Aim of the exercise => Retype all material exactly. Pictures stay out of the copy.

Data lines =>
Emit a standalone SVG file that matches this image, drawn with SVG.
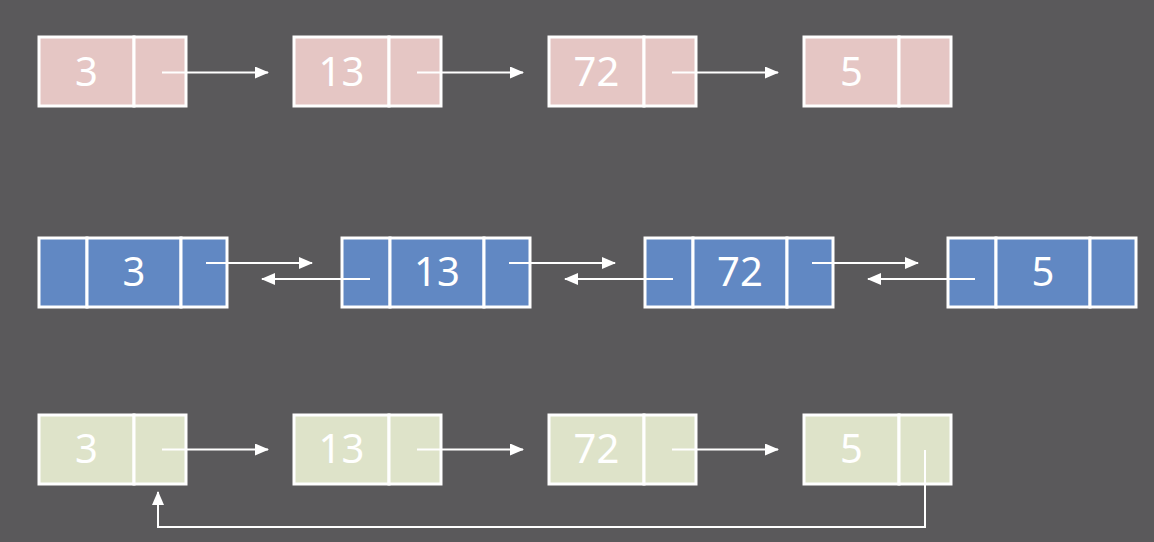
<svg xmlns="http://www.w3.org/2000/svg" width="1154" height="542" viewBox="0 0 1154 542">
<defs>
<marker id="ah" markerWidth="14" markerHeight="12" refX="13" refY="6" orient="auto" markerUnits="userSpaceOnUse">
<path d="M0,0 L14,6 L0,12 Z" fill="#ffffff"/>
</marker>
<style>
.cell{stroke:#ffffff;stroke-width:3}
.pink{fill:#e5c6c4}
.blue{fill:#6188c3}
.green{fill:#dee3c9}
.val{font-family:"Noto Sans","Liberation Sans",sans-serif;font-size:40px;fill:#ffffff;text-anchor:middle}
.ln{stroke:#ffffff;stroke-width:2;fill:none}
.ar{marker-end:url(#ah)}
</style>
</defs>
<rect width="1154" height="542" fill="#5a595b"/>

<g id="s1n1"><rect class="cell pink" x="39" y="37" width="95" height="69"/><rect class="cell pink" x="134" y="37" width="52" height="69"/><text class="val" x="86.5" y="86">3</text></g>
<g id="s1n2"><rect class="cell pink" x="294" y="37" width="95" height="69"/><rect class="cell pink" x="389" y="37" width="52" height="69"/><text class="val" x="341.5" y="86">13</text></g>
<g id="s1n3"><rect class="cell pink" x="549" y="37" width="95" height="69"/><rect class="cell pink" x="644" y="37" width="52" height="69"/><text class="val" x="596.5" y="86">72</text></g>
<g id="s1n4"><rect class="cell pink" x="804" y="37" width="95" height="69"/><rect class="cell pink" x="899" y="37" width="52" height="69"/><text class="val" x="851.5" y="86">5</text></g>

<g id="s2n1"><rect class="cell blue" x="39" y="238" width="48" height="69"/><rect class="cell blue" x="87" y="238" width="94" height="69"/><rect class="cell blue" x="181" y="238" width="46" height="69"/><text class="val" x="134" y="286">3</text></g>
<g id="s2n2"><rect class="cell blue" x="342" y="238" width="48" height="69"/><rect class="cell blue" x="390" y="238" width="94" height="69"/><rect class="cell blue" x="484" y="238" width="46" height="69"/><text class="val" x="437" y="286">13</text></g>
<g id="s2n3"><rect class="cell blue" x="645" y="238" width="48" height="69"/><rect class="cell blue" x="693" y="238" width="94" height="69"/><rect class="cell blue" x="787" y="238" width="46" height="69"/><text class="val" x="740" y="286">72</text></g>
<g id="s2n4"><rect class="cell blue" x="948" y="238" width="48" height="69"/><rect class="cell blue" x="996" y="238" width="94" height="69"/><rect class="cell blue" x="1090" y="238" width="46" height="69"/><text class="val" x="1043" y="286">5</text></g>

<g id="s3n1"><rect class="cell green" x="39" y="415" width="95" height="69"/><rect class="cell green" x="134" y="415" width="52" height="69"/><text class="val" x="86.5" y="463">3</text></g>
<g id="s3n2"><rect class="cell green" x="294" y="415" width="95" height="69"/><rect class="cell green" x="389" y="415" width="52" height="69"/><text class="val" x="341.5" y="463">13</text></g>
<g id="s3n3"><rect class="cell green" x="549" y="415" width="95" height="69"/><rect class="cell green" x="644" y="415" width="52" height="69"/><text class="val" x="596.5" y="463">72</text></g>
<g id="s3n4"><rect class="cell green" x="804" y="415" width="95" height="69"/><rect class="cell green" x="899" y="415" width="52" height="69"/><text class="val" x="851.5" y="463">5</text></g>

<g id="connectors">
<line class="ln ar" x1="162" y1="72.5" x2="268" y2="72.5"/>
<line class="ln ar" x1="417" y1="72.5" x2="523" y2="72.5"/>
<line class="ln ar" x1="672" y1="72.5" x2="778" y2="72.5"/>

<line class="ln ar" x1="206" y1="263" x2="312" y2="263"/>
<line class="ln ar" x1="509" y1="263" x2="615" y2="263"/>
<line class="ln ar" x1="812" y1="263" x2="918" y2="263"/>
<line class="ln ar" x1="370" y1="279" x2="262" y2="279"/>
<line class="ln ar" x1="673" y1="279" x2="565" y2="279"/>
<line class="ln ar" x1="975" y1="279" x2="868" y2="279"/>

<line class="ln ar" x1="162" y1="449.5" x2="268" y2="449.5"/>
<line class="ln ar" x1="417" y1="449.5" x2="523" y2="449.5"/>
<line class="ln ar" x1="672" y1="449.5" x2="778" y2="449.5"/>
<polyline class="ln ar" points="925,450 925,527 158,527 158,492"/>
</g>
</svg>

Solution to this task =>
Emit a standalone SVG file that matches this image, drawn with SVG.
<svg xmlns="http://www.w3.org/2000/svg" width="1154" height="542" viewBox="0 0 1154 542">
<defs>
<marker id="ah" markerWidth="14" markerHeight="12" refX="13" refY="6" orient="auto" markerUnits="userSpaceOnUse">
<path d="M0,0 L14,6 L0,12 Z" fill="#ffffff"/>
</marker>
<style>
.cell{stroke:#ffffff;stroke-width:3}
.pink{fill:#e5c6c4}
.blue{fill:#6188c3}
.green{fill:#dee3c9}
.val{font-family:"Noto Sans","Liberation Sans",sans-serif;font-size:40px;fill:#ffffff;text-anchor:middle}
.ln{stroke:#ffffff;stroke-width:2;fill:none}
.ar{marker-end:url(#ah)}
</style>
</defs>
<rect width="1154" height="542" fill="#5a595b"/>

<g id="s1n1"><rect class="cell pink" x="39" y="37" width="95" height="69"/><rect class="cell pink" x="134" y="37" width="52" height="69"/><text class="val" x="86.5" y="86">3</text></g>
<g id="s1n2"><rect class="cell pink" x="294" y="37" width="95" height="69"/><rect class="cell pink" x="389" y="37" width="52" height="69"/><text class="val" x="341.5" y="86">13</text></g>
<g id="s1n3"><rect class="cell pink" x="549" y="37" width="95" height="69"/><rect class="cell pink" x="644" y="37" width="52" height="69"/><text class="val" x="596.5" y="86">72</text></g>
<g id="s1n4"><rect class="cell pink" x="804" y="37" width="95" height="69"/><rect class="cell pink" x="899" y="37" width="52" height="69"/><text class="val" x="851.5" y="86">5</text></g>

<g id="s2n1"><rect class="cell blue" x="39" y="238" width="48" height="69"/><rect class="cell blue" x="87" y="238" width="94" height="69"/><rect class="cell blue" x="181" y="238" width="46" height="69"/><text class="val" x="134" y="286">3</text></g>
<g id="s2n2"><rect class="cell blue" x="342" y="238" width="48" height="69"/><rect class="cell blue" x="390" y="238" width="94" height="69"/><rect class="cell blue" x="484" y="238" width="46" height="69"/><text class="val" x="437" y="286">13</text></g>
<g id="s2n3"><rect class="cell blue" x="645" y="238" width="48" height="69"/><rect class="cell blue" x="693" y="238" width="94" height="69"/><rect class="cell blue" x="787" y="238" width="46" height="69"/><text class="val" x="740" y="286">72</text></g>
<g id="s2n4"><rect class="cell blue" x="948" y="238" width="48" height="69"/><rect class="cell blue" x="996" y="238" width="94" height="69"/><rect class="cell blue" x="1090" y="238" width="46" height="69"/><text class="val" x="1043" y="286">5</text></g>

<g id="s3n1"><rect class="cell green" x="39" y="415" width="95" height="69"/><rect class="cell green" x="134" y="415" width="52" height="69"/><text class="val" x="86.5" y="463">3</text></g>
<g id="s3n2"><rect class="cell green" x="294" y="415" width="95" height="69"/><rect class="cell green" x="389" y="415" width="52" height="69"/><text class="val" x="341.5" y="463">13</text></g>
<g id="s3n3"><rect class="cell green" x="549" y="415" width="95" height="69"/><rect class="cell green" x="644" y="415" width="52" height="69"/><text class="val" x="596.5" y="463">72</text></g>
<g id="s3n4"><rect class="cell green" x="804" y="415" width="95" height="69"/><rect class="cell green" x="899" y="415" width="52" height="69"/><text class="val" x="851.5" y="463">5</text></g>

<g id="connectors">
<line class="ln ar" x1="162" y1="72.5" x2="268" y2="72.5"/>
<line class="ln ar" x1="417" y1="72.5" x2="523" y2="72.5"/>
<line class="ln ar" x1="672" y1="72.5" x2="778" y2="72.5"/>

<line class="ln ar" x1="206" y1="263" x2="312" y2="263"/>
<line class="ln ar" x1="509" y1="263" x2="615" y2="263"/>
<line class="ln ar" x1="812" y1="263" x2="918" y2="263"/>
<line class="ln ar" x1="370" y1="279" x2="262" y2="279"/>
<line class="ln ar" x1="673" y1="279" x2="565" y2="279"/>
<line class="ln ar" x1="975" y1="279" x2="868" y2="279"/>

<line class="ln ar" x1="162" y1="449.5" x2="268" y2="449.5"/>
<line class="ln ar" x1="417" y1="449.5" x2="523" y2="449.5"/>
<line class="ln ar" x1="672" y1="449.5" x2="778" y2="449.5"/>
<polyline class="ln ar" points="925,450 925,527 158,527 158,492"/>
</g>
</svg>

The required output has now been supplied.